NASA's Voyager 1, which will be turning 35 today, is likely on the verge of exiting the solar system and entering into the interstellar space.
Voyager 1 was launched this day, thirty five years ago in 1977, to study the outer solar system and observe the planets Saturn and Jupiter. The spacecraft has travelled about 18 million miles in the last 35 years, an achievement which no man-made spacecraft has so far done.
A recent report from NASA said that Voyager 1 is likely to enter the other side of the solar system and into the interstellar space. If the spacecraft enters the other side of the solar system, it will be the first human-made object to do so. Voyager 1 was sent a few days after Voyage 2 was launched in the other direction on August 20, 1977 to study Uranus and Neptune.
Ever since its launch Voyager 1 has beamed back pictures of Jupiter and Saturn. The spacecraft captured the images of volcanic eruption from a volcano known as Loki on Jupiter's moon lo in 1979. Besides this, Voyager 1 also took images of Saturn's rings that could never be seen from the Earth, reported Washington Post.
Back in May, NASA scientists indicated that Voyager 1 was found getting hit by cosmic rays in an increased level, an indicator that suggests that the spacecraft might possibly be near the heliopause, a region where the solar wind from the sun meets the plasma from the interstellar space. But it is not known how long it will take to enter the other side of the solar system.

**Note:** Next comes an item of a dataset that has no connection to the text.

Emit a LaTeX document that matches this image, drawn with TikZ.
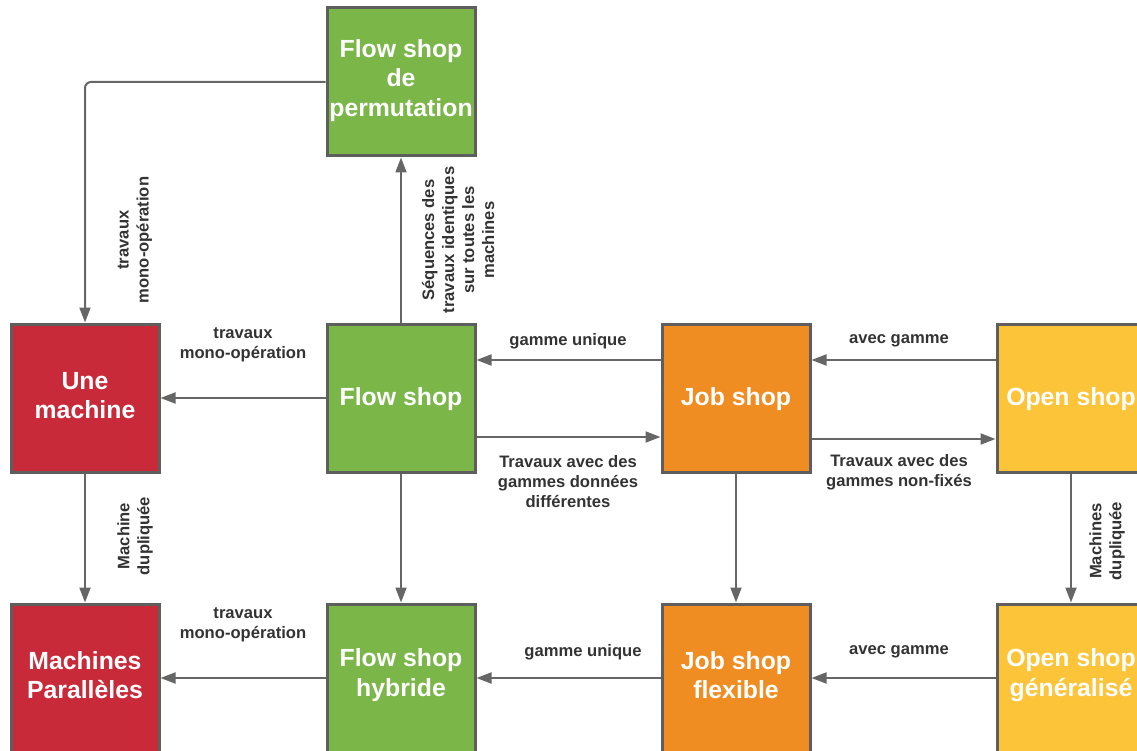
\documentclass[tikz,border=0pt]{standalone}
\usepackage{fontspec}
\setmainfont{Liberation Sans}
\usetikzlibrary{arrows.meta}
\definecolor{redbox}{HTML}{C92A39}
\definecolor{greenbox}{HTML}{7AB648}
\definecolor{orangebox}{HTML}{EF8D22}
\definecolor{yellowbox}{HTML}{FCC438}
\definecolor{edgegray}{HTML}{5E5E5E}
\definecolor{linkgray}{HTML}{666666}
\definecolor{labelgray}{HTML}{333333}

\begin{document}
\begin{tikzpicture}[x=1pt,y=-1pt,
  box/.style={draw=edgegray, line width=3pt, minimum width=148pt, minimum height=148pt,
    inner sep=0pt, align=center, text=white, font=\fontsize{24.8}{29.5}\selectfont\bfseries},
  boxtext/.style={text=white, align=center, inner sep=0pt, font=\fontsize{24.8}{29.5}\selectfont\bfseries},
  link/.style={draw=linkgray, line width=2pt, -{Triangle[length=15pt,width=11pt]}},
  lbl/.style={text=labelgray, align=center, font=\fontsize{16.6}{20}\selectfont\bfseries, inner sep=0pt},
]
\useasboundingbox (0,0) rectangle (1137,751);
\clip (0,0) rectangle (1137,751);

% classification boxes
\node[box, fill=greenbox]  (perm) at (401,82)   {};
\node[box, fill=redbox]    (une)  at (85,398)   {};
\node[box, fill=greenbox]  (fs)   at (401,398)  {};
\node[box, fill=orangebox] (js)   at (736,398)  {};
\node[box, fill=yellowbox] (os)   at (1071,398) {};
\node[box, fill=redbox]    (mp)   at (85,678)   {};
\node[box, fill=greenbox]  (fsh)  at (401,678)  {};
\node[box, fill=orangebox] (jsf)  at (736,678)  {};
\node[box, fill=yellowbox] (osg)  at (1071,678) {};

% box titles, set a little above each box centre
\node[boxtext] (permt) at ([yshift=1.5pt]perm.center) {Flow shop\\de\\permutation};
\node[boxtext] (unet)  at ([yshift=2.5pt]une.center)  {Une\\machine};
\node[boxtext] (fst)   at ([yshift=-1.5pt]fs.center)  {Flow shop};
\node[boxtext] (jst)   at ([yshift=-1.5pt]js.center)  {Job shop};
\node[boxtext] (ost)   at ([yshift=-1.5pt]os.center)  {Open shop};
\node[boxtext] (mpt)   at ([yshift=3pt]mp.center)     {Machines\\Parallèles};
\node[boxtext] (fsht)  at ([yshift=3pt]fsh.center)    {Flow shop\\hybride};
\node[boxtext] (jsft)  at ([yshift=3pt]jsf.center)    {Job shop\\flexible};
\node[boxtext] (osgt)  at ([yshift=3pt]osg.center)    {Open shop\\généralisé};

% connectors
\draw[link, rounded corners=6pt] (perm.west) -| (une.north);
\draw[link] (fs.north) -- (perm.south);
\draw[link] (fs.west) -- (une.east);
\draw[link] ([yshift=38pt]js.west) -- ([yshift=38pt]fs.east);
\draw[link] ([yshift=-39pt]fs.east) -- ([yshift=-39pt]js.west);
\draw[link] ([yshift=38pt]os.west) -- ([yshift=38pt]js.east);
\draw[link] ([yshift=-41pt]js.east) -- ([yshift=-41pt]os.west);
\draw[link] (une.south) -- (mp.north);
\draw[link] (fs.south) -- (fsh.north);
\draw[link] (js.south) -- (jsf.north);
\draw[link] (os.south) -- (osg.north);
\draw[link] (fsh.west) -- (mp.east);
\draw[link] (jsf.west) -- (fsh.east);
\draw[link] (osg.west) -- (jsf.east);

% connector labels
\node[lbl, rotate=90] (l1) at (135,240) {travaux\\mono-opération};
\node[lbl, rotate=90] (l2) at (458,240) {Séquences des\\travaux identiques\\sur toutes les\\machines};
\node[lbl] (l3) at (243,345) {travaux\\mono-opération};
\node[lbl] (l4) at (568,341) {gamme unique};
\node[lbl] (l5) at (568,482) {Travaux avec des\\gammes données\\différentes};
\node[lbl] (l6) at (899,341) {avec gamme};
\node[lbl] (l7) at (899,472) {Travaux avec des\\gammes non-fixés};
\node[lbl, rotate=90] (l8) at (135,536) {Machine\\dupliquée};
\node[lbl, rotate=90] (l9) at (1107,541) {Machines\\dupliquée};
\node[lbl] (l10) at (243,625) {travaux\\mono-opération};
\node[lbl] (l11) at (583,652) {gamme unique};
\node[lbl] (l12) at (899,652) {avec gamme};
\end{tikzpicture}
\end{document}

During a lecture to mark the impending 35th birth anniversary of Voyager 1, Ed Stone, Voyager project scientist at the California Institute of Technology in Pasadena said that it might possibly take days, months or even years to enter outer space, where the scientists expect to witness a calmer ambience. "The question is, how much further is it to the heliopause?" Stone asked at the lecture held at the headquarters of the Jet Propulsion Laboratory (JPL) in Pasadena, California, according to a report in UK news website Telegraph.
"We don't know .. whether we're dancing along the edge of a new region which is connected to the outside," he added.
Voyager 1 is currently 11 billion miles away from the sun. According to a report from the Associated Press, some 20 part-time scientists are working in the mission to analyze data sent by Voyager 1 which takes 17 hours to reach earth.
Researchers had switched off the cameras in the spacecraft long time back in order to save power. The Telegraph reported that the spacecraft's power will completely turn off by 2025. Experts hope that Voyager 1 will reach the interstellar space within this period.